A couple of months later, in June, MU was the first power-conference program to extend an offer formally.
Let’s Meet Curt Lewis
- From: Louisville, Ky.
- High School: John A. Logan College/Eastern Kentucky
- Position: Wing
- Ht/Wt: 6-5/210
- Rivals Ranking: NA
- 247Composite Ranking: NA
- Total announced offers: NA*
- Offers to note: NA*
*Lewis had been fielding interest from power-conference programs, but there’s no set list of publicly reported offers.
Let’s start with Lewis’ output at Logan, shall we? He’s currently averaging 14.3 points, 4.9 rebounds, and 3.4 assists while shooting 51 percent from the floor. Unfortunately, we don’t have precise playing time tallies, so it’s impossible to calculate usage and other advanced metrics. Nevertheless, we know Lewis’ raw offensive efficiency checks in at 1.274 points per possession.
What’s missing is how Lewis amasses that output. There’s not a cutup compilation floating around to give us an idea. That means I’ll have to make time for full games.
One scout passed along a basic appraisal. It’s what you would expect. Lewis’ frame is SEC-ready, and he understands how to create space and absorb contact when putting the ball on the deck. Just as important, he’s spent three seasons at the Division-I level. So the onboarding process won’t be unfamiliar and shouldn’t faze him.
Until I get eyes on Logan footage, I’ll look more toward his body of work at EKU. Over two seasons in Richmond, the Colonels played just three games against KenPom top-100 squads. And even if we expand the aperture to top 150 teams, the sample tops out at a dozen. Blame the pandemic. Below, I’ve compiled a basic stat profile.
Curt Lewis | Wing | Eastern Kentucky | Career vs. KenPom Top 150
While Lewis spent most of two seasons in the starting five, he was regularly third in usage for the Colonels. Yet most of his metrics track with his overall body of work — except for his jump-shooting.

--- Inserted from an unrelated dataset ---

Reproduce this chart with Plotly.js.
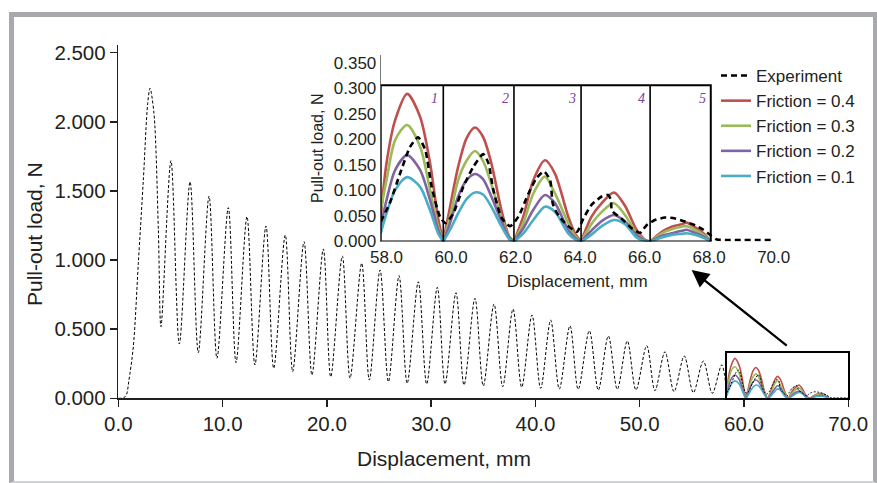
<!DOCTYPE html>
<html>
<head>
<meta charset="utf-8">
<script src="https://cdn.plot.ly/plotly-3.0.1.min.js"></script>
<style>
  html, body { margin: 0; padding: 0; background: #ffffff; }
  #wrap { position: relative; width: 877px; height: 483px; }
  #chart { position: absolute; left: 0; top: 0; width: 877px; height: 483px; }
  #frame { position: absolute; left: 9px; top: 12px; width: 868px; height: 471px; box-sizing: border-box;
           border-left: 5px solid #a7a9ac; border-top: 5px solid #a7a9ac; border-right: 4px solid #a7a9ac;
           border-bottom: 2px solid #d2d3d5; pointer-events: none; }
</style>
</head>
<body>
<div id="wrap"><div id="chart"></div><div id="frame"></div></div>
<script>
// ---------- Main chart: experimental pull-out curve (0-58 mm) ----------
const mainDisp = [0, 0.55, 0.8, 1.0, 1.44, 1.92, 2.4, 2.82, 3.04, 3.42, 3.84, 4.09,
  5.05, 5.85, 6.88, 7.67, 8.70, 9.46, 10.55, 11.29, 12.34, 13.1, 14.16, 14.9, 16.01, 16.72,
  17.81, 18.57, 19.66, 20.37, 21.48, 22.22, 23.34, 24.07, 25.1, 25.9, 26.92, 27.7, 28.77, 29.57,
  30.59, 31.33, 32.38, 33.15, 34.2, 35.0, 36.03, 36.86, 37.85, 38.68, 39.67, 40.5, 41.46, 42.29,
  43.31, 44.1, 45.17, 46.03, 46.99, 47.85, 48.81, 49.64, 50.67, 51.46, 52.42, 53.29, 54.27, 55.14,
  56.1, 56.96, 57.86, 58.35];
const mainLoad = [0, 0.005, 0.03, 0.12, 0.373, 0.977, 1.579, 2.134, 2.243, 2.06, 1.217, 0.518,
  1.719, 0.393, 1.567, 0.33, 1.463, 0.289, 1.379, 0.258, 1.314, 0.241, 1.246, 0.217, 1.181, 0.193,
  1.133, 0.169, 1.08, 0.156, 1.029, 0.145, 0.977, 0.132, 0.928, 0.12, 0.887, 0.108, 0.843, 0.103,
  0.803, 0.103, 0.764, 0.096, 0.723, 0.089, 0.682, 0.084, 0.646, 0.08, 0.603, 0.072, 0.566, 0.067,
  0.525, 0.065, 0.489, 0.06, 0.451, 0.065, 0.415, 0.06, 0.381, 0.055, 0.337, 0.048, 0.306, 0.041,
  0.27, 0.036, 0.241, 0.039];

// ---------- Inset: experiment (58-70 mm) ----------
const expDisp = [57.82, 58.1, 58.42, 58.73, 58.98, 59.2, 59.4, 59.66, 59.83, 60.07, 60.38, 60.69, 61.0,
  61.16, 61.31, 61.57, 61.83, 62.09, 62.4, 62.65, 62.88, 63.07, 63.15, 63.27, 63.53, 63.9, 64.1,
  64.36, 64.67, 64.87, 64.95, 64.99, 65.28, 65.6, 65.86, 66.06, 66.32, 66.63, 66.94, 67.25, 67.56,
  67.82, 68.03, 68.23, 68.5, 70.0];
const expLoad = [0.039, 0.075, 0.133, 0.185, 0.204, 0.179, 0.107, 0.048, 0.036, 0.055, 0.107, 0.146, 0.171,
  0.153, 0.101, 0.046, 0.03, 0.049, 0.094, 0.124, 0.137, 0.12, 0.075, 0.057, 0.036, 0.019, 0.045,
  0.072, 0.088, 0.091, 0.082, 0.06, 0.045, 0.026, 0.017, 0.032, 0.042, 0.047, 0.045, 0.039, 0.032,
  0.023, 0.013, 0.004, 0.003, 0.003];

// ---------- Inset: simulations, one sub-array per pull-out section ----------
const sectionDisp = [
  [57.82, 58.0, 58.27, 58.64, 59.04, 59.35, 59.6, 59.76],
  [59.76, 59.97, 60.22, 60.48, 60.74, 60.99, 61.25, 61.56, 61.8, 61.95],
  [61.95, 62.24, 62.55, 62.91, 63.22, 63.63, 63.85, 64.03],
  [64.03, 64.36, 64.67, 65.05, 65.39, 65.75, 66.0, 66.17],
  [66.17, 66.53, 66.84, 67.15, 67.3, 67.56, 67.82, 68.05]
];
const friction04 = [
  [0.045, 0.153, 0.238, 0.289, 0.244, 0.153, 0.045, 0],
  [0, 0.068, 0.146, 0.202, 0.223, 0.205, 0.153, 0.062, 0.01, 0],
  [0, 0.049, 0.12, 0.159, 0.133, 0.049, 0.015, 0],
  [0, 0.049, 0.075, 0.096, 0.07, 0.023, 0.004, 0],
  [0, 0.019, 0.029, 0.034, 0.037, 0.028, 0.016, 0]
];
const friction03 = [
  [0.061, 0.12, 0.199, 0.228, 0.186, 0.101, 0.029, 0],
  [0, 0.049, 0.12, 0.158, 0.177, 0.158, 0.112, 0.047, 0.01, 0],
  [0, 0.036, 0.094, 0.127, 0.094, 0.036, 0.01, 0],
  [0, 0.035, 0.058, 0.075, 0.052, 0.016, 0.003, 0],
  [0, 0.016, 0.024, 0.029, 0.03, 0.023, 0.013, 0]
];
const friction02 = [
  [0.029, 0.081, 0.14, 0.169, 0.14, 0.081, 0.023, 0],
  [0, 0.036, 0.088, 0.12, 0.132, 0.122, 0.088, 0.04, 0.008, 0],
  [0, 0.026, 0.062, 0.091, 0.075, 0.023, 0.007, 0],
  [0, 0.022, 0.04, 0.052, 0.039, 0.013, 0.002, 0],
  [0, 0.011, 0.016, 0.021, 0.023, 0.017, 0.01, 0]
];
const friction01 = [
  [0.016, 0.055, 0.101, 0.126, 0.107, 0.061, 0.016, 0],
  [0, 0.023, 0.055, 0.083, 0.096, 0.092, 0.068, 0.03, 0.005, 0],
  [0, 0.016, 0.042, 0.068, 0.058, 0.016, 0.004, 0],
  [0, 0.014, 0.03, 0.042, 0.034, 0.008, 0.001, 0],
  [0, 0.008, 0.013, 0.015, 0.016, 0.013, 0.007, 0]
];
const frictionNames = ['Friction = 0.4', 'Friction = 0.3', 'Friction = 0.2', 'Friction = 0.1'];
const sectionLabels = ['1', '2', '3', '4', '5'];
const mainTicks = [0, 10, 20, 30, 40, 50, 60, 70];
const insetTicks = [58, 60, 62, 64, 66, 68, 70];

// ---------- styles ----------
const colors = ['#c0504d', '#9bbb59', '#8064a2', '#4bacc6'];
const FONT = 'Liberation Sans, Arial, sans-serif';
const INK = '#231f20';
const W = 877, H = 483;
const fx = px => px / W;
const fy = py => 1 - py / H;

function joinSections(xs, ys) {
  const X = [], Y = [];
  xs.forEach((sx, i) => {
    if (i > 0) { X.push(null); Y.push(null); }
    sx.forEach((v, j) => { X.push(v); Y.push(ys[i][j]); });
  });
  return {x: X, y: Y};
}

const frictionSets = [friction04, friction03, friction02, friction01];
const traces = [];

// main experimental curve
traces.push({x: mainDisp, y: mainLoad, xaxis: 'x', yaxis: 'y', mode: 'lines', showlegend: false,
  line: {color: '#000', width: 1, dash: '3px,2px', shape: 'spline', smoothing: 0.9}, hoverinfo: 'skip'});

// small boxed copy inside the main chart
frictionSets.forEach((set, i) => {
  const d = joinSections(sectionDisp, set);
  traces.push({x: d.x, y: d.y, xaxis: 'x3', yaxis: 'y3', mode: 'lines', showlegend: false,
    line: {color: colors[i], width: 1.6, shape: 'spline', smoothing: 0.8}, hoverinfo: 'skip'});
});
traces.push({x: expDisp, y: expLoad, xaxis: 'x3', yaxis: 'y3', mode: 'lines', showlegend: false,
  line: {color: '#000', width: 1, dash: '2px,1.5px', shape: 'spline', smoothing: 0.6}, hoverinfo: 'skip'});

// inset traces
frictionSets.forEach((set, i) => {
  const d = joinSections(sectionDisp, set);
  traces.push({x: d.x, y: d.y, xaxis: 'x2', yaxis: 'y2', mode: 'lines', name: frictionNames[i],
    legendrank: i + 2, line: {color: colors[i], width: 2.6, shape: 'spline', smoothing: 0.8}});
});
traces.push({x: expDisp, y: expLoad, xaxis: 'x2', yaxis: 'y2', mode: 'lines', name: 'Experiment',
  legendrank: 1, line: {color: '#000', width: 2.6, dash: '6px,4px', shape: 'spline', smoothing: 0.6}});

// inset box and separators
const sepBounds = sectionDisp.map(s => s[s.length - 1]);
const boxTop = 0.306;
const shapes = [{type: 'rect', xref: 'x2', yref: 'y2', x0: sectionDisp[0][0], x1: sepBounds[4], y0: 0, y1: boxTop,
  line: {color: '#000', width: 2}}];
sepBounds.slice(0, 4).forEach(b => shapes.push({type: 'line', xref: 'x2', yref: 'y2', x0: b, x1: b, y0: 0, y1: boxTop,
  line: {color: '#000', width: 1.6}}));

const annotations = [];
sepBounds.forEach((b, i) => annotations.push({xref: 'x2', yref: 'y2', x: b - 0.27, y: 0.28, text: sectionLabels[i],
  showarrow: false, font: {family: 'Liberation Serif, serif', size: 14, color: '#7a3fa0', style: 'italic'}}));
annotations.push({xref: 'paper', yref: 'paper', x: fx(444), y: fy(458), xanchor: 'center', yanchor: 'middle',
  text: 'Displacement, mm', showarrow: false, font: {family: FONT, size: 21, color: INK}});
annotations.push({xref: 'paper', yref: 'paper', x: fx(34), y: fy(234), xanchor: 'center', yanchor: 'middle',
  text: 'Pull-out load, N', textangle: -90, showarrow: false, font: {family: FONT, size: 21, color: INK}});
annotations.push({xref: 'x', yref: 'y', x: 54.98, y: 0.928, ax: 96.6, ay: 76.7, text: '', showarrow: true,
  arrowhead: 2, arrowsize: 1.5, arrowwidth: 2.3, arrowcolor: '#000', standoff: 0});

const layout = {
  width: W, height: H,
  margin: {l: 0, r: 0, t: 0, b: 0},
  paper_bgcolor: '#ffffff', plot_bgcolor: 'rgba(0,0,0,0)',
  font: {family: FONT, color: INK},
  showlegend: true,
  legend: {x: fx(716), y: fy(58), xanchor: 'left', yanchor: 'top', bgcolor: 'rgba(0,0,0,0)',
    font: {family: FONT, size: 17, color: INK}, traceorder: 'normal'},
  xaxis: {domain: [fx(118.3), fx(848.3)], range: [0, 70], anchor: 'y', tickvals: mainTicks,
    ticktext: mainTicks.map(v => v.toFixed(1)), ticks: 'outside', ticklen: 7, tickwidth: 1.5, tickcolor: INK,
    showline: true, linecolor: INK, linewidth: 1.5, showgrid: false, zeroline: false,
    tickfont: {family: FONT, size: 20.5, color: INK}},
  yaxis: {domain: [fy(398.3), fy(45)], range: [0, 2.556], anchor: 'x', dtick: 0.5, tick0: 0, tickformat: '.3f',
    ticks: 'outside', ticklen: 7, tickwidth: 1.5, tickcolor: INK, showline: true, linecolor: INK, linewidth: 1.5,
    showgrid: false, zeroline: false, tickfont: {family: FONT, size: 20.5, color: INK}},
  xaxis2: {domain: [fx(380.7), fx(773.7)], range: [57.82, 70], anchor: 'y2', tickvals: insetTicks,
    ticktext: insetTicks.map(v => v.toFixed(1)), ticks: '', showline: false, showgrid: false, zeroline: false,
    ticklabelstandoff: 3, tickfont: {family: FONT, size: 17, color: INK},
    title: {text: 'Displacement, mm', font: {family: FONT, size: 17, color: INK}, standoff: 9}},
  yaxis2: {domain: [fy(241.5), fy(55)], range: [0, 0.365], anchor: 'x2', dtick: 0.05, tick0: 0, tickformat: '.3f',
    ticks: '', showline: true, linecolor: '#7a7a7a', linewidth: 1, showgrid: false, zeroline: false,
    tickfont: {family: FONT, size: 17, color: INK},
    title: {text: 'Pull-out load, N', font: {family: FONT, size: 16, color: INK}, standoff: 6}},
  xaxis3: {domain: [fx(726.7), fx(848.3)], range: [57.82, 70], anchor: 'y3', showticklabels: false, ticks: '',
    showline: true, mirror: true, linecolor: '#000', linewidth: 2, showgrid: false, zeroline: false},
  yaxis3: {domain: [fy(398.3), fy(353)], range: [0, 0.328], anchor: 'x3', showticklabels: false, ticks: '',
    showline: true, mirror: true, linecolor: '#000', linewidth: 2, showgrid: false, zeroline: false},
  shapes: shapes,
  annotations: annotations
};

Plotly.newPlot('chart', traces, layout, {staticPlot: true, displayModeBar: false});
</script>
</body>
</html>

That’s surprising when you watch his footage. His footwork is consistent off the catch and dribble, while his shot pocket and release points don’t need raising. It’s not a snap-quick jumper, but Lewis’ dribble combinations enable him to open gaps, particularly for step-backs. Still, the vast majority of Lewis jumpers come off the catch. The decline likely stems from a massive dip in his efficiency on guarded spots as a sophomore (0.600 PPP) compared to his freshman (1.179 PPP) season.
In the scouting tape, which Lewis posted last spring, we also see glimpses of a strong driver with some guile. He can take contact, but Lewis also possesses some craft, particularly when using the rim as a shield. He’s also got some sneaky bounce off two feet with some momentum.

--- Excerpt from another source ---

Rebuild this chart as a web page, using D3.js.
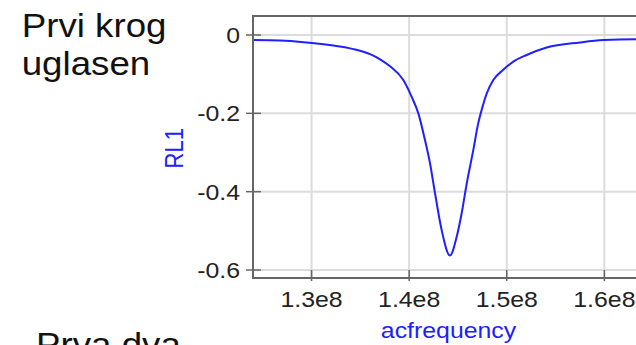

As for expectations, I’d again use East as a proxy. When East dropped down to the JUCO level, his scoring took off. We haven’t seen a similar effect for Lewis, but I would hesitate to draw too many conclusions until we have a better sense of how Logan utilizes his tool kit. Meanwhile, East and Mohammed Diarra have shown us how much context truly matters when gauging how highly-touted JUCO prospects navigate the transition to high-major hoops.
For now, though, I’m reasonably confident MU’s picked up a player who can carve out a role in its rotation. Lewis’ shot volume suggests he can space off the ball, and he’s rugged enough to try to drive the occasional closeouts. Like D’Moi Hodge, most Lewis rim attacks come in transition.
The pickup also makes sense from a roster-building perspective.
Churn is inevitable, and almost every program sees a couple of openings emerge. And while some high-profile programs had nosed around Lewis, none had the seat time comparable to MU. This is also the fourth recruitment for Lewis, who is also 23 years old. When you see a situation that fits you best, why wait? He didn’t.
Now, we wait to see how MU will carve out room.